_Goal_
Without the pictures, output the lines of the material from the very first through the one that holds "diameter = np.arange(201) * 0.125".

_Dataset excerpt_
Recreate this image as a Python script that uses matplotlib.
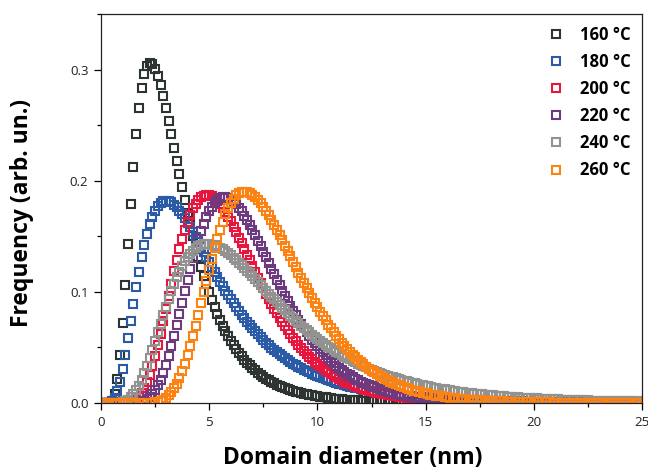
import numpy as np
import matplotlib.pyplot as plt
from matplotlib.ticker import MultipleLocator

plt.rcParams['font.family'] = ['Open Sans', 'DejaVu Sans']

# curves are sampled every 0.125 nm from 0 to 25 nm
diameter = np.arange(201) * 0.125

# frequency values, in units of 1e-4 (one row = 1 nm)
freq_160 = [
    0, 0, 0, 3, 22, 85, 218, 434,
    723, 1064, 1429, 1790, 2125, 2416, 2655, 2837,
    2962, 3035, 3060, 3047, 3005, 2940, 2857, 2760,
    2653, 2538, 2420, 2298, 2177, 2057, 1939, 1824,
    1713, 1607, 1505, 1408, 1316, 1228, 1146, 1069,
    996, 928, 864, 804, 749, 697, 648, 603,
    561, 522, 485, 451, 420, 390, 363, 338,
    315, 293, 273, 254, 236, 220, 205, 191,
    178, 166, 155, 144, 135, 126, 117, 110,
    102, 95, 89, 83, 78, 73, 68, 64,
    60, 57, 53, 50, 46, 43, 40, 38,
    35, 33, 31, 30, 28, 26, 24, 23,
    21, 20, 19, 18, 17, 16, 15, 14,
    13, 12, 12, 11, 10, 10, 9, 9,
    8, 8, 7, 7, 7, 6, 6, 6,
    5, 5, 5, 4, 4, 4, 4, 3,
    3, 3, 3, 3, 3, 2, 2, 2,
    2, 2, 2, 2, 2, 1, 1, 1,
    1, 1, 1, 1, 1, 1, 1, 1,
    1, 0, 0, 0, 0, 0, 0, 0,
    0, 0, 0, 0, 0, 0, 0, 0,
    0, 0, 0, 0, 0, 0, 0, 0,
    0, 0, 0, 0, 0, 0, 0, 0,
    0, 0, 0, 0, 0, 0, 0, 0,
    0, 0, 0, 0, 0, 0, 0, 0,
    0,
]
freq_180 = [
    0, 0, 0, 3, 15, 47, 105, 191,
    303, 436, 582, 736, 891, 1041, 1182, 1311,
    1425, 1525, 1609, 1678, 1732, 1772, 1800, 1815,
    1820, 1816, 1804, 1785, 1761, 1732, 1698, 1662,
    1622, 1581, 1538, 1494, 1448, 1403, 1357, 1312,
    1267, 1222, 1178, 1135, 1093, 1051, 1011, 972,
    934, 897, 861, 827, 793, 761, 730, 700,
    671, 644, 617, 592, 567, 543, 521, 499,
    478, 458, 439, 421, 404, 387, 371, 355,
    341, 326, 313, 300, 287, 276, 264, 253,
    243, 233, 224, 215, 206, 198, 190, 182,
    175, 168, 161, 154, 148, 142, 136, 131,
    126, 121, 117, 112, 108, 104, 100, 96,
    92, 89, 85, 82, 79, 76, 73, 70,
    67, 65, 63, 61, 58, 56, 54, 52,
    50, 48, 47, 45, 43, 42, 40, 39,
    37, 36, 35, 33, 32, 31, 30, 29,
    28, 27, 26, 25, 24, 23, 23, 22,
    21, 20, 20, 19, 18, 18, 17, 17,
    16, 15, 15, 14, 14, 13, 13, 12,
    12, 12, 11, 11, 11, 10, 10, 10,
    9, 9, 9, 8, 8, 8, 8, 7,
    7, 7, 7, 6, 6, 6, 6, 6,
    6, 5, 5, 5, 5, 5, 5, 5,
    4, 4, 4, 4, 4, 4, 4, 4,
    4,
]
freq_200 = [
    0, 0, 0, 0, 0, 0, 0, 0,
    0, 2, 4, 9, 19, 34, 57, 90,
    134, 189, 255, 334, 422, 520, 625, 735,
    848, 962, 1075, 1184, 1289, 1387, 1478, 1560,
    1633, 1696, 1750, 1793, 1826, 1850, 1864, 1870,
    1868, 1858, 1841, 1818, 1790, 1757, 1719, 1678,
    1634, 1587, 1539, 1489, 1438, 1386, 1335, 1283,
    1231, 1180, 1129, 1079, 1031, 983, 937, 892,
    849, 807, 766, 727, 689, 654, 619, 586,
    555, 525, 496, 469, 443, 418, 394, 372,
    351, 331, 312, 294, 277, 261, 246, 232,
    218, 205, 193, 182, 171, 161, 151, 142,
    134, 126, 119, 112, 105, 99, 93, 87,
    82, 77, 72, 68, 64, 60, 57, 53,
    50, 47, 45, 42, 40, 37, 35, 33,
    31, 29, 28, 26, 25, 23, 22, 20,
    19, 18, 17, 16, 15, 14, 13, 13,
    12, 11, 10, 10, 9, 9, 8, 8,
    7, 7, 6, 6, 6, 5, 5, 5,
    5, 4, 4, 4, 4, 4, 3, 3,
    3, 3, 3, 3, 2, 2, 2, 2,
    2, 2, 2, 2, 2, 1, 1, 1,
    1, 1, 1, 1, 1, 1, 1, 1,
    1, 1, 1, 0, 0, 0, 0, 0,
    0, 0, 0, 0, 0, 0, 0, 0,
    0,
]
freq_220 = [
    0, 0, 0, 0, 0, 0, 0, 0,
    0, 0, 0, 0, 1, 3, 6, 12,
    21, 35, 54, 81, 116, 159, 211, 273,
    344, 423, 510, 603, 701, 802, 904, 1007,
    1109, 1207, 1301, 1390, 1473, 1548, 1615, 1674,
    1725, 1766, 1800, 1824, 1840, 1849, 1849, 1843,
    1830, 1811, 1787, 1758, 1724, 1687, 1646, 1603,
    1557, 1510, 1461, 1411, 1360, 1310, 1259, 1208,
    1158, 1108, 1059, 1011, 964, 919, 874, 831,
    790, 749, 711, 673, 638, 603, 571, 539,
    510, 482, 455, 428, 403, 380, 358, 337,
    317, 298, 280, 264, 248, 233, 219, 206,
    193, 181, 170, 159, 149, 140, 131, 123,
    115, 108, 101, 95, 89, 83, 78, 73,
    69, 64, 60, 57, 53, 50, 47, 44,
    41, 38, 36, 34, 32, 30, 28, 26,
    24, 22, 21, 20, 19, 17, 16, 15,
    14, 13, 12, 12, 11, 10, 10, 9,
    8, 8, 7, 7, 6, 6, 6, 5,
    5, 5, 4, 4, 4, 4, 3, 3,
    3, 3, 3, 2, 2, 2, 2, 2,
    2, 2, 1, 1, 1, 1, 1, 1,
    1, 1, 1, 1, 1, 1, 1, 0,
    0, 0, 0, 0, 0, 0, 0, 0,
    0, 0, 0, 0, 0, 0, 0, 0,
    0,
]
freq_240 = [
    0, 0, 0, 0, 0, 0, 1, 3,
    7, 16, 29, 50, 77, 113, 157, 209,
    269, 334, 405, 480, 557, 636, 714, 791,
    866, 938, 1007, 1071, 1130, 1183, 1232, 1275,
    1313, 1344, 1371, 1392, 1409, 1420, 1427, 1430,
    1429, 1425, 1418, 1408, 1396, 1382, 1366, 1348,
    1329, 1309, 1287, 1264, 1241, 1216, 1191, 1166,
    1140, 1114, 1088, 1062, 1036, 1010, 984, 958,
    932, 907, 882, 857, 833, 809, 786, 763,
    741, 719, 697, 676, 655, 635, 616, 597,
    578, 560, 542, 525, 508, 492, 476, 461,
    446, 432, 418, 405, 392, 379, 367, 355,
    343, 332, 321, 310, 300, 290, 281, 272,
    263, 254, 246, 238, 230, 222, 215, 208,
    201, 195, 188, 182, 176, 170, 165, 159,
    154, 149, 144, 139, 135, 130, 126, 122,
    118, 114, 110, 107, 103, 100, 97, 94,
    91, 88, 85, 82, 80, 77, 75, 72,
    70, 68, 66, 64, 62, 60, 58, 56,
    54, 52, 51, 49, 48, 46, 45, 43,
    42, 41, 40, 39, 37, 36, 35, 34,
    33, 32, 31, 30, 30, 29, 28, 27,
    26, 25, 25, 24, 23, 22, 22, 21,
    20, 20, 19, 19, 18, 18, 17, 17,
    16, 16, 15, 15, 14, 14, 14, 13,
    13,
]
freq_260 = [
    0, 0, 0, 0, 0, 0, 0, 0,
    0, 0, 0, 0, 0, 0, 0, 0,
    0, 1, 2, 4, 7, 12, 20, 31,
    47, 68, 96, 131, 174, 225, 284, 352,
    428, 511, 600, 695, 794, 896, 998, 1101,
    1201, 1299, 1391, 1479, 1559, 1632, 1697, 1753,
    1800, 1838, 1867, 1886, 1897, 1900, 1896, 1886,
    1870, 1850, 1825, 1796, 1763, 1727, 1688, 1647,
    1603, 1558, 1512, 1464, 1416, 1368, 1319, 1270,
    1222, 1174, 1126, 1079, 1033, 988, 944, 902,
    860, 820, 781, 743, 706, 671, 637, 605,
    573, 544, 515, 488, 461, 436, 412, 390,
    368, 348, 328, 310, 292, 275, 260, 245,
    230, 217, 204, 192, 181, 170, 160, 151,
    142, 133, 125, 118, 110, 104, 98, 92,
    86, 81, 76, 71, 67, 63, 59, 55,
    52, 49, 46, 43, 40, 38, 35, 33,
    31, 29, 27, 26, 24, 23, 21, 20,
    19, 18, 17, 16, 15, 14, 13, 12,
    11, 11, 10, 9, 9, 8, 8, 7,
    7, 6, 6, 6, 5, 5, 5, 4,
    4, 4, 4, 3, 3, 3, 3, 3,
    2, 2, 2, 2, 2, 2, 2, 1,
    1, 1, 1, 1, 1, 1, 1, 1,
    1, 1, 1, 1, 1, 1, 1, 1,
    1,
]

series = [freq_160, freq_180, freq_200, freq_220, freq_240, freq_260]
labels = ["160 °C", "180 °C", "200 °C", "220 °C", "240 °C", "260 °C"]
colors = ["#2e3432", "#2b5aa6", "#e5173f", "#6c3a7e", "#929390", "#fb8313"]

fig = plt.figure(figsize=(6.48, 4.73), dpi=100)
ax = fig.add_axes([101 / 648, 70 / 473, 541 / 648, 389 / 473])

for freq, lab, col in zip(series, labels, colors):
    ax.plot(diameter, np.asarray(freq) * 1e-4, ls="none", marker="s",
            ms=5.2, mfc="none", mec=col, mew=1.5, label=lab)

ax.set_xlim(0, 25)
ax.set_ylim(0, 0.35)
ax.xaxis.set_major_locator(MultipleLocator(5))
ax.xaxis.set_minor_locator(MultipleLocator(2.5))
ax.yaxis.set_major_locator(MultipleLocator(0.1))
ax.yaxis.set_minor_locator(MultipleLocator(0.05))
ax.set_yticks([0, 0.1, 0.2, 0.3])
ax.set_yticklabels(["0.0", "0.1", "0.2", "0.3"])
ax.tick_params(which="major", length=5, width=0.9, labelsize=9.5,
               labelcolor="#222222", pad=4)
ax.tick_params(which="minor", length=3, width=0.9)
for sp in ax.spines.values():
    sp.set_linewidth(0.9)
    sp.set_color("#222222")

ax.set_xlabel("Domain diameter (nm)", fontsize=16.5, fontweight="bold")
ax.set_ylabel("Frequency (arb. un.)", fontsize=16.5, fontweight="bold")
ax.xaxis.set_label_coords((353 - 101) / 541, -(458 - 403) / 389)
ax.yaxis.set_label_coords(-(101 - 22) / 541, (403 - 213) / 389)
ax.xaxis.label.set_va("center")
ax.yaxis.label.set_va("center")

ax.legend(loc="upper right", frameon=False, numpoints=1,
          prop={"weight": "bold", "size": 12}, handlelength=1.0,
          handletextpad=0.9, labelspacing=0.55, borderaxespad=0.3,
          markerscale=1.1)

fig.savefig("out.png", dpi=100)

_Right answer_
Recreate this image as a Python script that uses matplotlib.
import numpy as np
import matplotlib.pyplot as plt
from matplotlib.ticker import MultipleLocator

plt.rcParams['font.family'] = ['Open Sans', 'DejaVu Sans']

# curves are sampled every 0.125 nm from 0 to 25 nm
diameter = np.arange(201) * 0.125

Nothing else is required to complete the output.